# Pics Of my New Bubbler Cloner.



## PurpleSkunk (Dec 31, 2007)

a small bubbler cloner i made i used. 
foam
small container to hold water
pump
airstone
tube from pump 2 stone
and some tape.
seen this in the diy so i thought id make me a small version see what happens.its not to hard and i had the stuff laying around!PS


----------



## Puff- The Magic Dragon (Dec 31, 2007)

Looks great...except, how are you going to get the roots back through those small holes without breaking them? I guess if you pull them through when only a few roots are showing it should be OK.

Or, am I missing an obvious answer to my question?


----------



## PurpleSkunk (Dec 31, 2007)

Puff- The Magic Dragon said:
			
		

> Looks great...except, how are you going to get the roots back through those small holes without breaking them? I guess if you pull them through when only a few roots are showing it should be OK.
> 
> Or, am I missing an obvious answer to my question?

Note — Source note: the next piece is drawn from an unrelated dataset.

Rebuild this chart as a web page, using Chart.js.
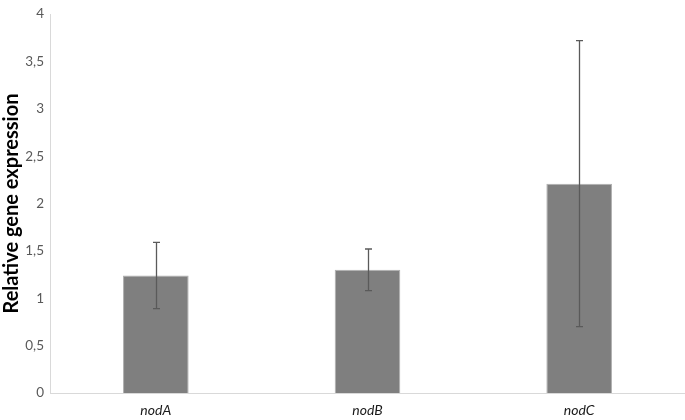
<!DOCTYPE html>
<html>
<head>
<meta charset="utf-8">
<script src="https://cdn.jsdelivr.net/npm/chart.js@4/dist/chart.umd.min.js"></script>
<style>
  html, body { margin: 0; padding: 0; background: #fff; }
  #wrap { width: 685px; height: 420px; }
</style>
</head>
<body>
<div id="wrap"><canvas id="c"></canvas></div>
<script>
// данные с картинки
const genes = ['nodA', 'nodB', 'nodC'];
const expression = [1.24, 1.30, 2.21];
const errors = [0.35, 0.22, 1.51];
const yTicks = [0, 0.5, 1, 1.5, 2, 2.5, 3, 3.5, 4];

// Плагин: усы погрешностей
const errorBarPlugin = {
  id: 'errorBars',
  afterDatasetsDraw(chart) {
    const { ctx, scales } = chart;
    const meta = chart.getDatasetMeta(0);
    ctx.save();
    ctx.strokeStyle = '#5a5a5a';
    ctx.lineWidth = 1.3;
    meta.data.forEach((bar, i) => {
      const x = Math.round(bar.x) + 0.5;
      const top = scales.y.getPixelForValue(expression[i] + errors[i]);
      const bot = scales.y.getPixelForValue(expression[i] - errors[i]);
      ctx.beginPath();
      ctx.moveTo(x, top); ctx.lineTo(x, bot);
      ctx.moveTo(x - 3.5, top); ctx.lineTo(x + 3.5, top);
      ctx.moveTo(x - 3.5, bot); ctx.lineTo(x + 3.5, bot);
      ctx.stroke();
    });
    ctx.restore();
  },
};

new Chart(document.getElementById('c'), {
  type: 'bar',
  data: {
    labels: genes,
    datasets: [{
      data: expression,
      backgroundColor: '#7f7f7f',
      borderColor: '#b0b0b0',
      borderWidth: 1,
      barPercentage: 0.31,
      categoryPercentage: 1,
    }],
  },
  options: {
    responsive: true,
    maintainAspectRatio: false,
    animation: false,
    layout: { padding: { top: 7, right: 0, left: 0, bottom: 0 } },
    plugins: { legend: { display: false }, tooltip: { enabled: false } },
    scales: {
      x: {
        grid: { display: false, drawTicks: false },
        border: { color: '#d9d9d9', width: 1 },
        ticks: { color: '#1a1a1a', padding: 9, font: { family: 'Lato', size: 14, style: 'italic' } },
        afterFit(s) { s.height = 27; },
      },
      y: {
        min: 0, max: 4,
        grid: { display: false, drawTicks: false },
        border: { color: '#d9d9d9', width: 1 },
        afterBuildTicks(s) { s.ticks = yTicks.map(v => ({ value: v })); },
        ticks: {
          color: '#595959', padding: 6,
          font: { family: 'Lato', size: 13.5 },
          callback: v => String(v).replace('.', ','),
        },
        title: {
          display: true, text: 'Relative gene expression', color: '#000',
          font: { family: 'Lato', size: 20, weight: 'bold' }, padding: 0,
        },
        afterFit(s) { s.width = 50; },
      },
    },
  },
  plugins: [errorBarPlugin],
});
</script>
</body>
</html>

i made the holes a little bigger before i finised there about a 1/2 inch so should be fine thanks.PS


----------



## eyeslikedonuts (Dec 31, 2007)

*Nice set up man. Holes look a little small but I'm sure you know what size you need. peace, e :bong2:*


----------



## Sin inc (Jan 1, 2008)

hey nice set up you got there. almost looks like the one i did. but you will need to use  some clear tubing or use what i use put some foil around the middle part of the plant .i would tell you what happens if you don't but its best you go thought for your self. you set up sholud work well fam. oh here the link my 8$ cloner

http://www.marijuanapassion.com/Gallery/showphoto.php/photo/137/cat/500/ppuser/3068


----------



## PurpleSkunk (Jan 1, 2008)

since things are going well i added 4 more clones there under a 400 watt hps,last night for about 2 hours and today for about 6hrs and no wilting there still standing strong with no dome amazing if this works it maybe the easiet method will see.and its not directly under the light.PS


----------



## PurpleSkunk (Jan 4, 2008)

All Is Well I Got 2 That Rooted:d I Think This May Be The Way To Go.ps


----------



## medicore (Jan 4, 2008)

pretty neat man


----------



## Kupunakane (Jan 5, 2008)

Nice job, 
   I love it when you end up looking around to see what you can make do with, cause it brings out creativity.
smoke in peace
KingKahuuna


----------



## PurpleSkunk (Jan 9, 2008)

so everthing is working great this is the way to go so far 110 percent root rate.PS


----------



## THE BROTHER'S GRUNT (Jan 9, 2008)

*Great job PS. How long did it take for them to root? *


----------



## PurpleSkunk (Jan 9, 2008)

i had a few that i stuck in there that were already getting bumps so those rooted in about a day and a half,i had a few that took about a week and a few that took 3days.and im still taking clips.


----------



## PurpleSkunk (Jan 10, 2008)

heres a pic of some root development.PS


----------